The business itself is arguably better at converting early-career nominations bonanzas into major promotion. When the awards debuted in 1967, country radio was much more interested in that news than print media — and broadcasters, of course, only reached people who were listening when they mentioned the CMAs. Now, country gets more mainstream treatment, and artists’ ability to reach their fans directly in real time provides more ways to capitalize.

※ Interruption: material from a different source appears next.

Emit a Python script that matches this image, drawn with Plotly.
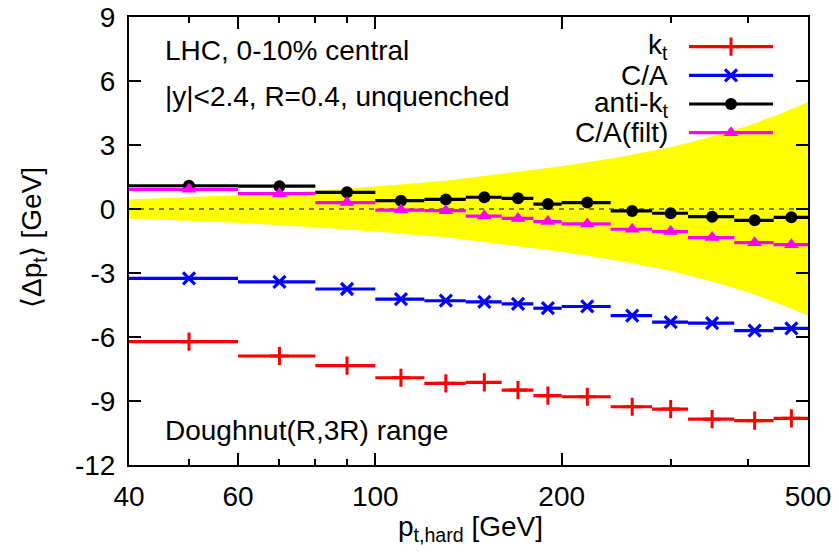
import math
import plotly.graph_objects as go

# ---------------- data ----------------
bin_lo = [40, 60, 80, 100, 120, 140, 160, 180, 200, 240, 280, 320, 380, 440]
bin_hi = [60, 80, 100, 120, 140, 160, 180, 200, 240, 280, 320, 380, 440, 500]

kt_vals     = [-6.22, -6.89, -7.34, -7.91, -8.17, -8.13, -8.49, -8.75, -8.80, -9.27, -9.38, -9.85, -9.92, -9.81]
ca_vals     = [-3.25, -3.42, -3.75, -4.22, -4.30, -4.35, -4.45, -4.65, -4.57, -5.00, -5.30, -5.35, -5.70, -5.60]
antikt_vals = [1.09, 1.07, 0.78, 0.39, 0.45, 0.55, 0.50, 0.23, 0.30, -0.09, -0.20, -0.36, -0.53, -0.39]
cafilt_vals = [0.92, 0.72, 0.30, -0.05, -0.08, -0.33, -0.44, -0.59, -0.70, -0.95, -1.06, -1.34, -1.58, -1.67]

band_pt   = [40, 60, 80, 100, 130, 160, 200, 250, 300, 350, 400, 450, 500]
band_half = [0.45, 0.65, 0.85, 1.05, 1.33, 1.65, 2.0, 2.45, 2.9, 3.4, 3.9, 4.45, 5.0]

x_ticks = [40, 60, 100, 200, 500]
x_minor = [50, 70, 80, 90, 300, 400]
y_ticks = [-12, -9, -6, -3, 0, 3, 6, 9]

series = [
    ("k<sub>t</sub>", kt_vals, "#ff0000", "cross-thin", 13, 3),
    ("C/A", ca_vals, "#0000ff", "x-thin", 12, 3.2),
    ("anti-k<sub>t</sub>", antikt_vals, "#000000", "circle", 12, 0),
    ("C/A(filt)", cafilt_vals, "#ff00ff", "triangle-up", 13, 0),
]

# ---------------- geometry ----------------
W, H = 839, 560
L, R, T, B = 129, 31, 17, 95
PW, PH = W - L - R, H - T - B
FONT = "Liberation Sans, Arial, Helvetica, sans-serif"
FS = 28


def px_x(p):
    return (p - L) / PW


def px_y(p):
    return (H - B - p) / PH


fig = go.Figure()

# yellow band
bx = band_pt + band_pt[::-1]
by = band_half + [-v for v in band_half[::-1]]
fig.add_trace(go.Scatter(x=bx, y=by, fill="toself", fillcolor="#ffff00",
                         line=dict(width=0), mode="lines", hoverinfo="skip",
                         showlegend=False))

# zero reference line
fig.add_trace(go.Scatter(x=[bin_lo[0], bin_hi[-1]], y=[0, 0], mode="lines",
                         line=dict(color="black", width=1, dash="5px,5px"),
                         showlegend=False, hoverinfo="skip"))

for name, vals, col, sym, msize, mlw in series:
    sx, sy = [], []
    for lo, hi, v in zip(bin_lo, bin_hi, vals):
        sx += [lo, hi, None]
        sy += [v, v, None]
    fig.add_trace(go.Scatter(x=sx, y=sy, mode="lines",
                             line=dict(color=col, width=3.2),
                             showlegend=False, hoverinfo="skip"))
    cx = [(lo + hi) / 2 for lo, hi in zip(bin_lo, bin_hi)]
    mk = dict(symbol=sym, size=msize, color=col)
    mk["line"] = dict(color=col, width=mlw) if mlw else dict(width=0)
    fig.add_trace(go.Scatter(x=cx, y=vals, mode="markers", marker=mk,
                             name=name, showlegend=False))

# ---------------- manual gnuplot-style key ----------------
key_rows = [46.7, 75.3, 104.0, 132.7]
key_x0, key_x1, key_xm, key_txt = 689, 773, 731, 670
annotations = []
for (name, vals, col, sym, msize, mlw), ry in zip(series, key_rows):
    yy = px_y(ry)
    fig.add_trace(go.Scatter(x=[px_x(key_x0), px_x(key_x1)], y=[yy, yy],
                             xaxis="x2", yaxis="y2", mode="lines",
                             line=dict(color=col, width=3.2),
                             showlegend=False, hoverinfo="skip"))
    mk = dict(symbol=sym, size=msize, color=col)
    mk["line"] = dict(color=col, width=mlw) if mlw else dict(width=0)
    fig.add_trace(go.Scatter(x=[px_x(key_xm)], y=[yy], xaxis="x2", yaxis="y2",
                             mode="markers", marker=mk, showlegend=False,
                             hoverinfo="skip"))
    annotations.append(dict(text=name, xref="paper", yref="paper",
                            x=px_x(key_txt), y=yy, xanchor="right",
                            yanchor="middle", showarrow=False,
                            font=dict(family=FONT, size=FS, color="black")))

# text labels
annotations += [
    dict(text="LHC, 0-10% central", x=px_x(163), y=px_y(50), xanchor="left",
         yanchor="middle"),
    dict(text="|y|<2.4, R=0.4, unquenched", x=px_x(163), y=px_y(96),
         xanchor="left", yanchor="middle"),
    dict(text="Doughnut(R,3R) range", x=px_x(163), y=px_y(430),
         xanchor="left", yanchor="middle"),
    dict(text="p<sub>t,hard</sub> [GeV]", x=px_x(470), y=px_y(528),
         xanchor="center", yanchor="middle"),
    dict(text="\u27e8\u0394p<sub>t</sub>\u27e9 [GeV]", x=px_x(33), y=px_y(238),
         xanchor="center", yanchor="middle", textangle=-90),
]
for a in annotations[4:]:
    a.update(xref="paper", yref="paper", showarrow=False,
             font=dict(family=FONT, size=FS, color="black"))

axis_common = dict(showline=True, linecolor="black", linewidth=2,
                   mirror="ticks", ticks="inside", tickwidth=2,
                   tickcolor="black", showgrid=False, zeroline=False,
                   automargin=False,
                   tickfont=dict(family=FONT, size=FS, color="black"))

fig.update_layout(
    template="none",
    width=W, height=H,
    margin=dict(l=L, r=R, t=T, b=B, autoexpand=False),
    paper_bgcolor="white", plot_bgcolor="white",
    showlegend=False,
    annotations=annotations,
    xaxis=dict(type="log", range=[math.log10(40), math.log10(500)],
               tickmode="array", tickvals=x_ticks,
               ticktext=[str(v) for v in x_ticks], ticklen=12,
               ticklabelstandoff=5,
               minor=dict(tickmode="array", tickvals=x_minor, ticklen=6,
                          tickwidth=2, tickcolor="black", ticks="inside"),
               **axis_common),
    yaxis=dict(range=[-12, 9], tickmode="array", tickvals=y_ticks,
               ticktext=[str(v) for v in y_ticks], ticklen=12,
               ticklabelstandoff=6,
               **axis_common),
    xaxis2=dict(range=[0, 1], overlaying="x", visible=False, fixedrange=True),
    yaxis2=dict(range=[0, 1], overlaying="y", visible=False, fixedrange=True),
)

fig.write_html("out.html", config={"displayModeBar": False},
               post_script="document.body.style.margin='0';")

“When I was playing in the bars, I’d gather addresses and get a mailing list — and once a month, I’m printing out my calendar and licking stamps and envelopes and mailing those out just to try to get 50 people to show up at a bar,” Black recalls. “Now, you reach millions of people through a tweet.”

But the nominations aren’t just valuable in the moment. A major haul becomes part of the artist’s long-term marketing story.

“It goes into the Rolodex of tools that we utilize for all of our PR stuff,” Edelman says. “It’ll go into [Johnson’s] one sheet. If we’re lucky enough to win, then obviously, that’ll speak more volumes, you know. You don’t have to be the eighth person in line to get on the Today show.”

But even if they don’t win, snagging four nominations this early in Johnson’s national career — or six, in Wilson’s case — is legacy-level stuff.

“No. 1, it’s historical,” Loba says. “No. 2, it’s like a Super Bowl ring. You can never take that away.”